Directive:
Print exactly the lines from the first one down to the line containing "const yTicks = [-0.7,-0.6,-0.5,-0.4,-0.3,-0.2,-0.1,0.0,0.1];", both ends included, with no pictures and nothing else.

── Data

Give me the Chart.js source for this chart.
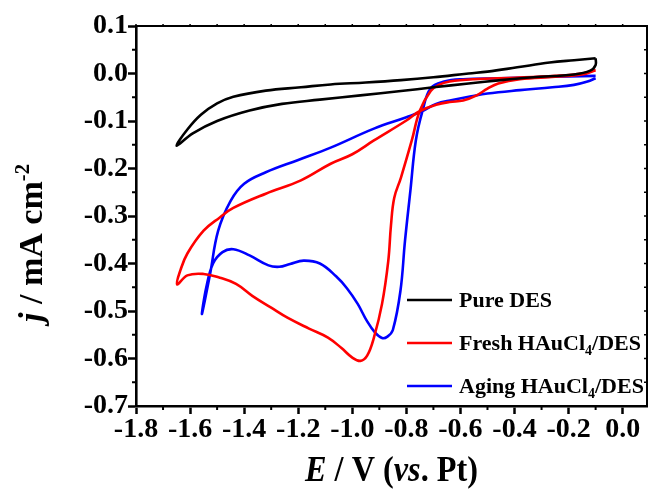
<!DOCTYPE html>
<html>
<head>
<meta charset="utf-8">
<script src="https://cdn.jsdelivr.net/npm/chart.js@4.4.1/dist/chart.umd.min.js"></script>
<style>
html,body{margin:0;padding:0;background:#fff;}
#wrap{width:649px;height:491px;position:relative;}
</style>
</head>
<body>
<div id="wrap"><canvas id="cv"></canvas></div>
<script>
// series
const seriesLabels = ["Pure DES","Fresh HAuCl₄/DES","Aging HAuCl₄/DES"];
const seriesColors = ["#000000","#ff0000","#0000ff"];

// axis ticks
const xTicks = [-1.8,-1.6,-1.4,-1.2,-1.0,-0.8,-0.6,-0.4,-0.2,0.0];
const yTicks = [-0.7,-0.6,-0.5,-0.4,-0.3,-0.2,-0.1,0.0,0.1];

const pureE = [-0.10,-0.18,-0.27,-0.39,-0.50,-0.57,-0.70,-0.82,-0.95,-1.08,-1.19,-1.32,-1.44,-1.50,-1.56,-1.61,-1.65,
               -1.59,-1.50,-1.38,-1.26,-1.12,-0.97,-0.82,-0.70,-0.57,-0.45,-0.33,-0.18,-0.12,-0.10,-0.10];
const pureJ = [0.032,0.028,0.023,0.013,0.004,0.000,-0.008,-0.014,-0.019,-0.023,-0.029,-0.036,-0.049,-0.063,-0.087,-0.118,-0.152,
               -0.126,-0.100,-0.078,-0.064,-0.055,-0.046,-0.037,-0.029,-0.021,-0.014,-0.008,-0.002,0.006,0.018,0.032];

const freshE = [-0.10,-0.15,-0.25,-0.40,-0.55,-0.64,-0.68,-0.71,-0.75,-0.78,-0.82,-0.845,-0.857,-0.867,-0.89,-0.92,-0.945,-0.97,
                -1.00,-1.04,-1.09,-1.16,-1.24,-1.30,-1.37,-1.43,-1.49,-1.55,-1.61,-1.648,
                -1.635,-1.61,-1.55,-1.49,-1.44,-1.32,-1.19,-1.08,-1.00,-0.92,-0.80,-0.75,-0.69,-0.64,-0.59,-0.54,-0.50,-0.46,-0.38,-0.25,-0.15,-0.10];
const freshJ = [0.007,0.000,-0.005,-0.009,-0.012,-0.017,-0.024,-0.037,-0.078,-0.141,-0.219,-0.262,-0.320,-0.395,-0.485,-0.556,-0.594,-0.605,
                -0.598,-0.578,-0.556,-0.537,-0.514,-0.493,-0.468,-0.443,-0.430,-0.422,-0.425,-0.444,
                -0.413,-0.379,-0.331,-0.303,-0.283,-0.253,-0.225,-0.190,-0.170,-0.141,-0.099,-0.079,-0.066,-0.060,-0.057,-0.046,-0.032,-0.021,-0.012,-0.007,-0.002,0.007];

const agingE = [-0.10,-0.20,-0.33,-0.45,-0.59,-0.66,-0.71,-0.74,-0.765,-0.785,-0.805,-0.822,-0.85,-0.87,-0.89,-0.915,-0.945,-0.98,
                -1.02,-1.06,-1.12,-1.18,-1.23,-1.27,-1.31,-1.38,-1.44,-1.48,-1.515,-1.54,-1.556,
                -1.526,-1.496,-1.45,-1.40,-1.32,-1.20,-1.08,-0.92,-0.80,-0.74,-0.69,-0.63,-0.56,-0.50,-0.38,-0.26,-0.18,-0.13,-0.10];
const agingJ = [-0.005,-0.006,-0.008,-0.010,-0.012,-0.017,-0.031,-0.078,-0.141,-0.246,-0.352,-0.458,-0.540,-0.554,-0.557,-0.546,-0.522,-0.485,
                -0.452,-0.427,-0.400,-0.394,-0.401,-0.407,-0.404,-0.383,-0.370,-0.376,-0.400,-0.450,-0.506,
                -0.422,-0.331,-0.268,-0.232,-0.208,-0.182,-0.156,-0.116,-0.092,-0.079,-0.064,-0.056,-0.048,-0.042,-0.035,-0.029,-0.024,-0.017,-0.010];

const SERIF = "'Liberation Serif','Times New Roman',serif";

function toPoints(xs, ys){
    return xs.map((x,i)=>({x:x, y:ys[i]}));
}

function fontFor(s, size){
    const sz = (s.sup || s.sub) ? Math.round(size*0.62) : size;
    return (s.i ? "italic " : "") + "bold " + sz + "px " + SERIF;
}

// draws text made of pieces (italic / sub / sup), optionally squeezed to a width
function drawRich(ctx, segs, x, y, size, targetW, align){
    let w = 0;
    segs.forEach(s=>{
        ctx.font = fontFor(s,size);
        s.w = ctx.measureText(s.t).width;
        w += s.w;
    });
    const k = targetW ? targetW / w : 1;
    ctx.save();
    ctx.translate(x,y);
    ctx.scale(k,1);
    let cx = align === "center" ? -w/2 : 0;
    ctx.textBaseline = "alphabetic";
    ctx.textAlign = "left";
    segs.forEach(s=>{
        ctx.font = fontFor(s,size);
        const dy = s.sup ? -size*0.40 : (s.sub ? size*0.22 : 0);
        ctx.fillText(s.t, cx, dy);
        cx += s.w;
    });
    ctx.restore();
}

// turn unicode subscript digits into sub pieces
function labelSegs(str){
    const segs = [];
    for(const ch of str){
        const c = ch.codePointAt(0);
        const sub = c >= 0x2080 && c <= 0x2089;
        const t = sub ? String(c - 0x2080) : ch;
        const last = segs[segs.length-1];
        if(last && !!last.sub === sub){ last.t += t; }
        else{ segs.push({t:t, sub:sub}); }
    }
    return segs;
}

const framePlugin = {
    id:"frame",
    afterDraw(chart){
        const ctx = chart.ctx;
        const a = chart.chartArea;
        const xs = chart.scales.x;
        const ys = chart.scales.y;

        ctx.save();
        ctx.strokeStyle = "#000";
        ctx.fillStyle = "#000";

        // top and right border
        ctx.lineWidth = 2;
        ctx.beginPath();
        ctx.moveTo(a.left, a.top);
        ctx.lineTo(a.right, a.top);
        ctx.lineTo(a.right, a.bottom);
        ctx.stroke();

        // minor ticks
        ctx.lineWidth = 2;
        ctx.beginPath();
        for(let i=0;i<xTicks.length-1;i++){
            const p = xs.getPixelForValue((xTicks[i]+xTicks[i+1])/2);
            ctx.moveTo(p, a.bottom); ctx.lineTo(p, a.bottom+4);
        }
        for(let i=0;i<yTicks.length-1;i++){
            const p = ys.getPixelForValue((yTicks[i]+yTicks[i+1])/2);
            ctx.moveTo(a.left, p); ctx.lineTo(a.left-4, p);
        }
        ctx.stroke();

        // small ticks on top / right
        ctx.lineWidth = 1.5;
        ctx.beginPath();
        for(let i=0;i<xTicks.length;i++){
            const vals = [xTicks[i]];
            if(i<xTicks.length-1) vals.push((xTicks[i]+xTicks[i+1])/2);
            vals.forEach(v=>{
                const p = xs.getPixelForValue(v);
                ctx.moveTo(p, a.top); ctx.lineTo(p, a.top-2);
            });
        }
        for(let i=0;i<yTicks.length;i++){
            const vals = [yTicks[i]];
            if(i<yTicks.length-1) vals.push((yTicks[i]+yTicks[i+1])/2);
            vals.forEach(v=>{
                const p = ys.getPixelForValue(v);
                ctx.moveTo(a.right, p); ctx.lineTo(a.right-3, p);
            });
        }
        ctx.stroke();

        // legend
        chart.data.datasets.forEach((ds,i)=>{
            const ry = 300 + i*43;
            ctx.strokeStyle = ds.borderColor;
            ctx.lineWidth = 2.5;
            ctx.beginPath();
            ctx.moveTo(407, ry); ctx.lineTo(452, ry);
            ctx.stroke();
            ctx.fillStyle = "#000";
            drawRich(ctx, labelSegs(ds.label), 459, ry+7, 22, 0, "left");
        });

        // axis titles
        ctx.fillStyle = "#000";
        drawRich(ctx, [{t:"E",i:true},{t:" / V ("},{t:"vs",i:true},{t:". Pt)"}],
                 (a.left+a.right)/2, 481, 35, 173, "center");

        ctx.save();
        ctx.translate(42, 243);
        ctx.rotate(-Math.PI/2);
        drawRich(ctx, [{t:"j",i:true},{t:" / mA cm"},{t:"-2",sup:true}], 0, 0, 33, 158, "center");
        ctx.restore();

        ctx.restore();
    }
};

const tickFont = {family:SERIF, size:28, weight:"bold"};

new Chart(document.getElementById("cv").getContext("2d"),{
    type:"scatter",
    data:{
        datasets:[
            {label:seriesLabels[0], data:toPoints(pureE,pureJ), borderColor:seriesColors[0]},
            {label:seriesLabels[1], data:toPoints(freshE,freshJ), borderColor:seriesColors[1]},
            {label:seriesLabels[2], data:toPoints(agingE,agingJ), borderColor:seriesColors[2]}
        ].map(d=>Object.assign(d,{showLine:true, pointRadius:0, borderWidth:2.6, tension:0.4, fill:false}))
    },
    options:{
        responsive:true,
        maintainAspectRatio:false,
        animation:false,
        layout:{padding:{top:26, right:2, bottom:0, left:0}},
        plugins:{
            legend:{display:false},
            tooltip:{enabled:false}
        },
        scales:{
            x:{
                type:"linear",
                min:-1.8,
                max:0.09,
                afterBuildTicks:s=>{ s.ticks = xTicks.map(v=>({value:v})); },
                afterFit:s=>{ s.height = 85; },
                grid:{display:true, drawOnChartArea:false, drawTicks:true, tickLength:8, tickWidth:2.5, tickColor:"#000"},
                border:{display:true, color:"#000", width:2.6},
                ticks:{color:"#000", font:tickFont, padding:-1, autoSkip:false, maxRotation:0,
                       callback:v=>Number(v).toFixed(1)}
            },
            y:{
                type:"linear",
                min:-0.7,
                max:0.1,
                afterBuildTicks:s=>{ s.ticks = yTicks.map(v=>({value:v})); },
                afterFit:s=>{ s.width = 136; },
                grid:{display:true, drawOnChartArea:false, drawTicks:true, tickLength:8, tickWidth:2.5, tickColor:"#000"},
                border:{display:true, color:"#000", width:2.6},
                ticks:{color:"#000", font:tickFont, padding:0, autoSkip:false,
                       callback:v=>Number(v).toFixed(1)}
            }
        }
    },
    plugins:[framePlugin]
});
</script>
</body>
</html>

────

Complete answer:
Give me the Chart.js source for this chart.
<!DOCTYPE html>
<html>
<head>
<meta charset="utf-8">
<script src="https://cdn.jsdelivr.net/npm/chart.js@4.4.1/dist/chart.umd.min.js"></script>
<style>
html,body{margin:0;padding:0;background:#fff;}
#wrap{width:649px;height:491px;position:relative;}
</style>
</head>
<body>
<div id="wrap"><canvas id="cv"></canvas></div>
<script>
// series
const seriesLabels = ["Pure DES","Fresh HAuCl₄/DES","Aging HAuCl₄/DES"];
const seriesColors = ["#000000","#ff0000","#0000ff"];

// axis ticks
const xTicks = [-1.8,-1.6,-1.4,-1.2,-1.0,-0.8,-0.6,-0.4,-0.2,0.0];
const yTicks = [-0.7,-0.6,-0.5,-0.4,-0.3,-0.2,-0.1,0.0,0.1];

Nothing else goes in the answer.